The Frankenstein Chronicles started off in fine fashion last week, presenting a grim pre-Victorian world where the Middles Ages were starting to be dragged, kicking and screaming, into something resembling the modern age. The trouble was that the 1820s were still filled with people who took their morality from spiritual and religious leanings, and the almost constant fear of death (of which there was much) precipitated an obsession with the supernatural, the occult and the existence of beasts and monsters. This fear and this sense of these two worlds colliding, was heightened when a young teenage girl was found on the banks of the Thames, her body seemingly stitched together from other, unknown body parts. John Marlott, seconded by home secretary Sir Robert Peel, was on the case and was convinced something awful was afoot.
In the hunt for Alice – a missing girl feared to be this thing’s next victim – Marlott found a William Blake poem – Lyca – at the house of a prostitution ring, headed by a gold-toothed leader called Billy. So it was only natural that Marlott sought him out, convinced that his poem contained information about the missing girl. When he entered Blake’s house he found a strange ritual in progress. A near-death and bed-bound Blake (Steven Berkoff) was surrounded by acolytes, chanting something as if to rid him of his illness. Despite being made to feel unwelcome, Blake beckoned Marlott to his bedside and, as the policeman recited his tale, Blake nodded in acknowledgement and told Marlott that he too had lost a child once, and that the Lyca was all about all missing children. Portentously (and in typically hammy Steven Berkoff fashion) he told Marlott that he would have to ‘know the truth of the beast… the beeeeeast, with the face of a man’.
Marlott left the room none the wiser, but he had met a woman who was particularly unwelcome in Blake’s room who, later in the episode, brought him news of the famous expiry and a copy of The Book Of Prometheus, which Blake wanted Marlott to have. She left him his card. Her name was Mary Shelley (played here by the superb Anna Maxwell Martin).
Away from all this intrigue, Marlott and Nightingale were convinced that the bodysnatchers – those legal graverobbers who exhumed bodies and sold them for cash – had something to do with the body they had found. Find out if there was anything irregular about their supply chain and then they would find the perpetrator of these awful crimes. Or so they thought. They caught a gang red-handed, digging up the body of a young boy (told this was grisly), and under questioning the leader, Mr Pretty, told Marlott that someone had been murdering to provide fresh body to the surgeons. he also said this: “A dead body ain’t property. Taking one ain’t theft.”

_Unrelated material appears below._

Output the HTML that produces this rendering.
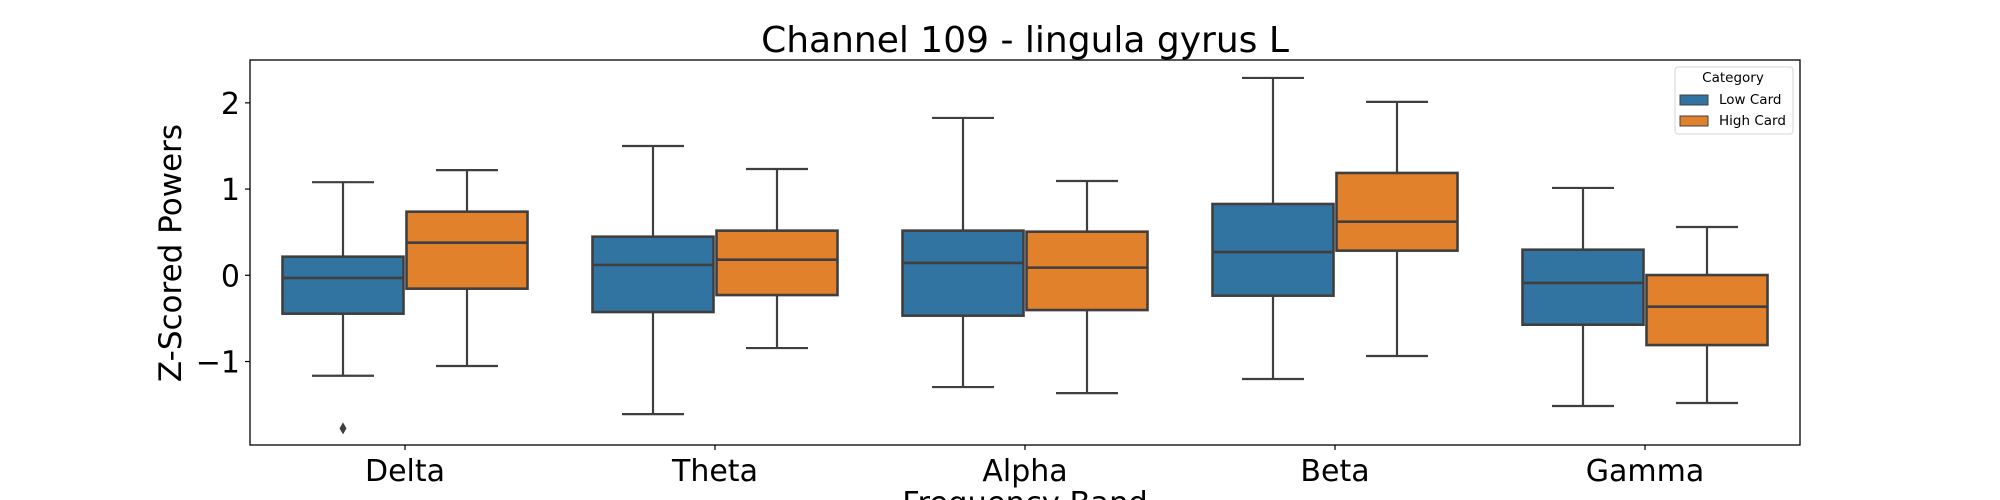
<!DOCTYPE html>
<html><head><meta charset="utf-8"><style>
html,body{margin:0;padding:0;background:#fff;}
svg{display:block;font-family:"DejaVu Sans","Liberation Sans",sans-serif;}
</style></head><body>
<svg id="chart" width="2000" height="500" viewBox="0 0 2000 500" xmlns="http://www.w3.org/2000/svg">
<rect width="2000" height="500" fill="#fff"/>
<text x="1025" y="52" font-size="36" text-anchor="middle">Channel 109 - lingula gyrus L</text>
<g id="marks"></g>
<rect x="250" y="60" width="1550" height="385" fill="none" stroke="#000" stroke-width="1.3"/>
<g id="ticks"></g>
<text transform="translate(181,253) rotate(-90)" font-size="31" text-anchor="middle">Z-Scored Powers</text>
<text x="1025" y="513" font-size="30.5" text-anchor="middle">Frequency Band</text>
<g>
<rect x="1675" y="67" width="118" height="67" rx="3" fill="#fff" stroke="#ddd" stroke-width="1.2"/>
<text x="1733" y="82" font-size="13.5" text-anchor="middle">Category</text>
<rect x="1680" y="95" width="28" height="10" fill="#3274a1" stroke="#3f3f3f" stroke-width="1"/>
<text x="1719" y="104" font-size="13.5">Low Card</text>
<rect x="1680" y="116" width="28" height="10" fill="#e1812c" stroke="#3f3f3f" stroke-width="1"/>
<text x="1719" y="125" font-size="13.5">High Card</text>
</g>
</svg>
<script>
const categories = ["Delta","Theta","Alpha","Beta","Gamma"];
const seriesNames = ["Low Card","High Card"];
// [whiskerLow, Q1, median, Q3, whiskerHigh]
const lowCard = [
  [-1.165,-0.445,-0.03,0.216,1.08],
  [-1.61,-0.426,0.12,0.448,1.5],
  [-1.296,-0.468,0.143,0.518,1.825],
  [-1.203,-0.236,0.27,0.827,2.289],
  [-1.516,-0.573,-0.089,0.297,1.013]
];
const highCard = [
  [-1.052,-0.155,0.378,0.738,1.22],
  [-0.844,-0.229,0.181,0.518,1.233],
  [-1.366,-0.403,0.089,0.506,1.094],
  [-0.936,0.286,0.622,1.187,2.011],
  [-1.481,-0.809,-0.364,0.003,0.56]
];
const lowOutliers = [[-1.775],[],[],[],[]];
const highOutliers = [[],[],[],[],[]];
const yTicks = [-1,0,1,2];
const yTickLabels = ["\u22121","0","1","2"];

const NS="http://www.w3.org/2000/svg";
const L=250,R=1800,T=60,B=445,yMin=-1.968,yMax=2.497;
const band=(R-L)/categories.length;
const xC=i=>L+band*(i+0.5);
const y=v=>B-(v-yMin)/(yMax-yMin)*(B-T);
const marks=document.getElementById('marks');
const ticks=document.getElementById('ticks');
function mk(tag,attrs,parent){const e=document.createElementNS(NS,tag);for(const k in attrs)e.setAttribute(k,attrs[k]);parent.appendChild(e);return e;}
const colors=["#3274a1","#e1812c"];
const boxW=band*0.8/2;
[lowCard,highCard].forEach((series,s)=>{
  const outs=s===0?lowOutliers:highOutliers;
  series.forEach((d,i)=>{
    const cx=xC(i)+(s===0?-boxW/2:boxW/2);
    const g=mk('g',{},marks);
    
    
    const st={stroke:"#3f3f3f","stroke-width":2.2,fill:"none"};
    mk('line',Object.assign({x1:cx,x2:cx,y1:y(d[0]),y2:y(d[1])},st),g);
    mk('line',Object.assign({x1:cx,x2:cx,y1:y(d[3]),y2:y(d[4])},st),g);
    mk('line',Object.assign({x1:cx-boxW/4,x2:cx+boxW/4,y1:y(d[0]),y2:y(d[0])},st),g);
    mk('line',Object.assign({x1:cx-boxW/4,x2:cx+boxW/4,y1:y(d[4]),y2:y(d[4])},st),g);
    mk('rect',{x:cx-boxW/2+1.5,y:y(d[3]),width:boxW-3,height:y(d[1])-y(d[3]),fill:colors[s],stroke:"#3f3f3f","stroke-width":2.6},g);
    mk('line',Object.assign({x1:cx-boxW/2+1.5,x2:cx+boxW/2-1.5,y1:y(d[2]),y2:y(d[2])},st,{"stroke-width":2.6}),g);
    outs[i].forEach(o=>{
      const p=mk('path',{d:`M${cx},${y(o)-6} L${cx+3.5},${y(o)} L${cx},${y(o)+6} L${cx-3.5},${y(o)} Z`,fill:"#3f3f3f"},g);
      
      
    });
  });
});
yTicks.forEach((t,i)=>{
  mk('line',{x1:L-5,x2:L,y1:y(t),y2:y(t),stroke:"#000","stroke-width":1.2},ticks);
  const tx=mk('text',{x:L-10,y:y(t)+11,"font-size":30,"text-anchor":"end"},ticks);
  tx.textContent=yTickLabels[i];
  
  
});
categories.forEach((c,i)=>{
  mk('line',{x1:xC(i),x2:xC(i),y1:B,y2:B+5,stroke:"#000","stroke-width":1.2},ticks);
  const tx=mk('text',{x:xC(i),y:B+36,"font-size":30,"text-anchor":"middle"},ticks);
  tx.textContent=c;
  
  
});
</script>
</body></html>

And therein lay the moral dimension of this series, the concepts of death and the afterlife being discussed and explore through different character at the either ends of the economic and intellectual spectrum, all wrapped up in a murder mystery.
This discussion was furthered when Lady Jemima Hartley (Vanessa Kirby) – along with her brother a fervent opposer of the Sir Robert Peel’s Anatomy Act – came to Marlott’s place to issue him with a warning – that the passing of act could lead to a wider moral and spiritual vacuum, which would deny ordinary people their holy body to be intact and therefore be disqualified on judgement day. “If we deny Christ the poor Mr Marlott,” she asked, “don’t we deny him for ourselves? And that’s what’s at stake here – not merely the future of medicine, but prospect of a world without God.”
She told him the act would also outlaw benign, philanthropic practises, such as her brother’s, who runs a place – a children’s charitable hospital – in East London.
Marlott then went to visit Sir Williams Chester, the chief physician, and instead found his unwelcoming cousin, Garnet Chester in residence instead. After shooing Marlott away, he conducted a demonstration in front of a select audience on the cadaver of a young boy, pumping electricity into his arm, and ‘re-animating’ it. This practise was influenced by the work of Italian physician Luigi Galvani, a pioneer in bioelectromagnetics.
All fascinating stuff, but the case was stalling and Marlott – and Sir Robert Peel knew it. With pressure from Peel for progress – the Chesters were emerging as suspects because of their interest in ‘galvanic’ practises – Marlott retired to his digs, where he received a visitor. It was Flora, who he met at the gang’s hideout at the end of episode one, and she came to him scared, cold and hungry. In conversation in a pub, where Marlott and Flora’s breath could be seen in the cold air (that’s one of the features I love about this series so far) she promised to help him find Alice.
Earlier in the episode a mercury-fuelled dream saw Marlott, his syphilis raging, tell his deceased wife that he longed to be with her again. And then it hit me: with everyone afraid of death and debating death and trying to escape it, he was the only one who didn’t fear it.